# Exercise brief:
Retype the opening lines of the data exactly, stopping after the line that contains "w in words)". Skip every picture.

# Data section:
################

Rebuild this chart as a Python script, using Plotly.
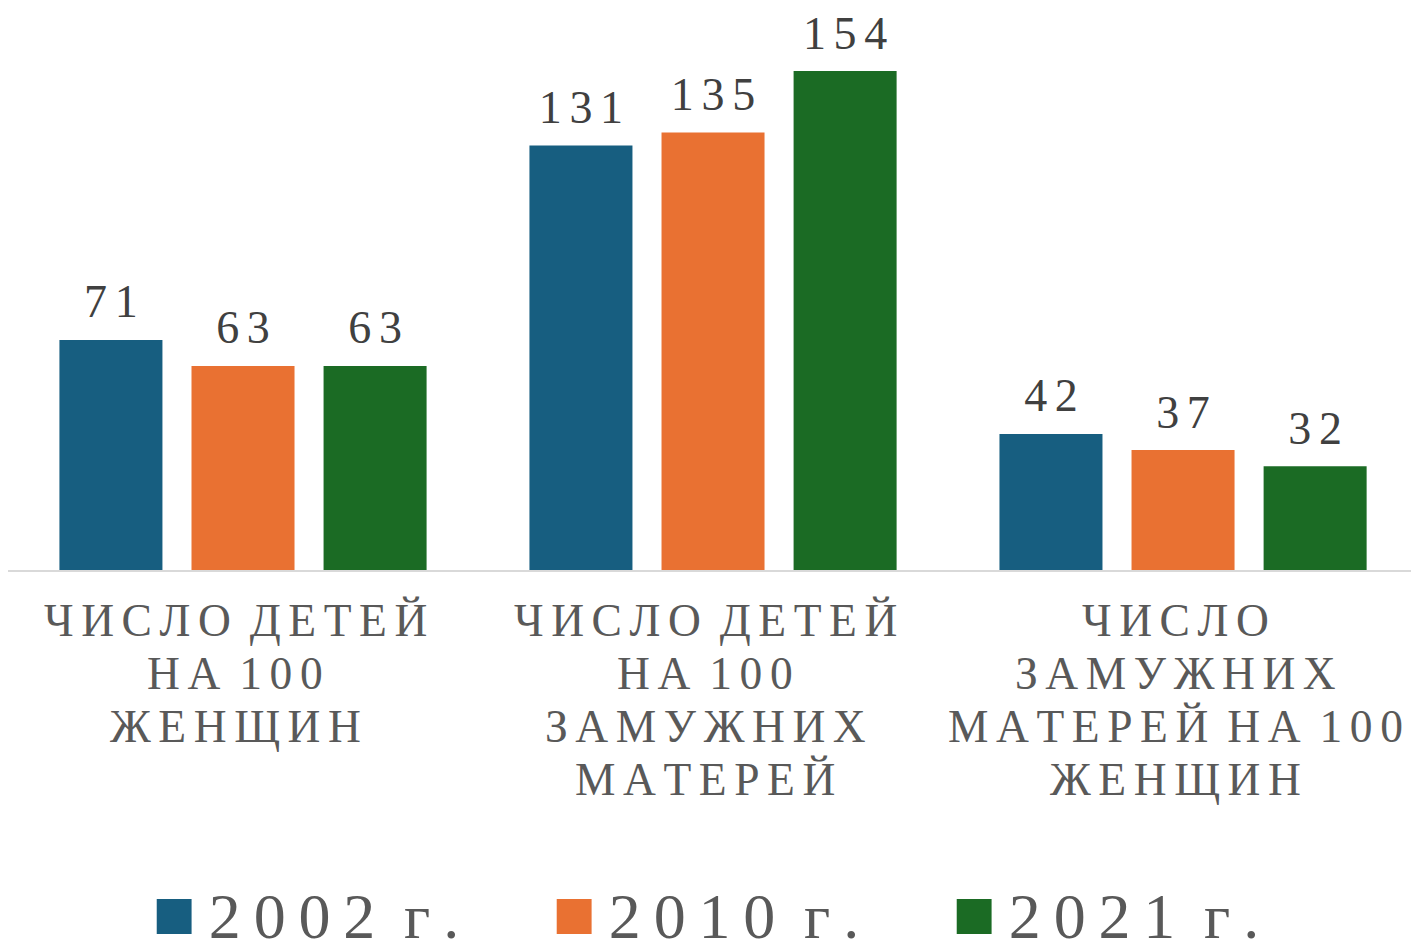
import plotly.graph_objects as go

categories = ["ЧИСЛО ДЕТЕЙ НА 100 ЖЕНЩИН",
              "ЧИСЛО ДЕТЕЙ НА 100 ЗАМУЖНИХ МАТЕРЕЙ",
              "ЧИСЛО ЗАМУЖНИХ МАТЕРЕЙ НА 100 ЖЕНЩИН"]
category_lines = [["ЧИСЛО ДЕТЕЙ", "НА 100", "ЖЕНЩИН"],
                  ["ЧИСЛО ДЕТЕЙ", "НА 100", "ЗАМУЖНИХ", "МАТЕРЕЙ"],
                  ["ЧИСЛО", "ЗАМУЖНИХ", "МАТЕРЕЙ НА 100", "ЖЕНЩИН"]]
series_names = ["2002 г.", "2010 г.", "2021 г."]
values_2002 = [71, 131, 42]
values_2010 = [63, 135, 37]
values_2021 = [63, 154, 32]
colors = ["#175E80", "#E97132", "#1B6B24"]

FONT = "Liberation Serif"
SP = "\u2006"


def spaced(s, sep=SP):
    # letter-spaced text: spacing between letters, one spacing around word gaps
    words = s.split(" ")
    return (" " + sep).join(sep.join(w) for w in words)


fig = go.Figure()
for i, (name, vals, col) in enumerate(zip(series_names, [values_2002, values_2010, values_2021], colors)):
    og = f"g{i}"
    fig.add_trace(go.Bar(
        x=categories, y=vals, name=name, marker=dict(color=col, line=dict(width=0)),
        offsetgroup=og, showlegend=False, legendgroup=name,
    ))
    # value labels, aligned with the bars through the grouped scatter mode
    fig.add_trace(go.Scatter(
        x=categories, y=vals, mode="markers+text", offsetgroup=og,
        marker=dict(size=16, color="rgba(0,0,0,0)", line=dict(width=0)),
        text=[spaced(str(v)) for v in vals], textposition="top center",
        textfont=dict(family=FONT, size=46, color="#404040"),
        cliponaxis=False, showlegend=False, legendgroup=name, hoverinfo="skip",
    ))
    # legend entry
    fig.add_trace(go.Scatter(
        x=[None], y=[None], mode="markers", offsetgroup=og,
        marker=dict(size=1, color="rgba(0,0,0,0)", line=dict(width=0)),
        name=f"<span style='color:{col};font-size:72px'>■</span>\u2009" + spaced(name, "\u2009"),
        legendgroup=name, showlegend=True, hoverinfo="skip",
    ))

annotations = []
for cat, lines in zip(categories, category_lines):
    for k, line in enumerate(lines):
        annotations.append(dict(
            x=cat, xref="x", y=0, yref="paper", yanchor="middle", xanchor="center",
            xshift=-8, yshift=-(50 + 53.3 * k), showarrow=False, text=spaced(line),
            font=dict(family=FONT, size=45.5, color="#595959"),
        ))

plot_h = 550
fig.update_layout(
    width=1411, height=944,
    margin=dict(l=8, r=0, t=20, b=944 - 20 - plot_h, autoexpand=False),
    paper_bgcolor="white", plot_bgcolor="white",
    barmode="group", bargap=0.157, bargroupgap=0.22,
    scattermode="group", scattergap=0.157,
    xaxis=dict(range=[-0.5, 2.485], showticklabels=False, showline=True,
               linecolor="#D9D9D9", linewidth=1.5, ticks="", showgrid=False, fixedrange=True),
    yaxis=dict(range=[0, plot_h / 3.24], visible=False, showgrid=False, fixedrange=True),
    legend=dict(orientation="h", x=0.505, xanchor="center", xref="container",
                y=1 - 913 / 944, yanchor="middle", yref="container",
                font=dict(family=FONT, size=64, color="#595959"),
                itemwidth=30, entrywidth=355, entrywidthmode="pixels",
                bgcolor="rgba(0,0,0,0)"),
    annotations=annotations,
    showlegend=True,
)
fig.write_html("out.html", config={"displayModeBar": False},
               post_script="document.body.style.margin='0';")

################

# Response:
Rebuild this chart as a Python script, using Plotly.
import plotly.graph_objects as go

categories = ["ЧИСЛО ДЕТЕЙ НА 100 ЖЕНЩИН",
              "ЧИСЛО ДЕТЕЙ НА 100 ЗАМУЖНИХ МАТЕРЕЙ",
              "ЧИСЛО ЗАМУЖНИХ МАТЕРЕЙ НА 100 ЖЕНЩИН"]
category_lines = [["ЧИСЛО ДЕТЕЙ", "НА 100", "ЖЕНЩИН"],
                  ["ЧИСЛО ДЕТЕЙ", "НА 100", "ЗАМУЖНИХ", "МАТЕРЕЙ"],
                  ["ЧИСЛО", "ЗАМУЖНИХ", "МАТЕРЕЙ НА 100", "ЖЕНЩИН"]]
series_names = ["2002 г.", "2010 г.", "2021 г."]
values_2002 = [71, 131, 42]
values_2010 = [63, 135, 37]
values_2021 = [63, 154, 32]
colors = ["#175E80", "#E97132", "#1B6B24"]

FONT = "Liberation Serif"
SP = "\u2006"


def spaced(s, sep=SP):
    # letter-spaced text: spacing between letters, one spacing around word gaps
    words = s.split(" ")
    return (" " + sep).join(sep.join(w) for w in words)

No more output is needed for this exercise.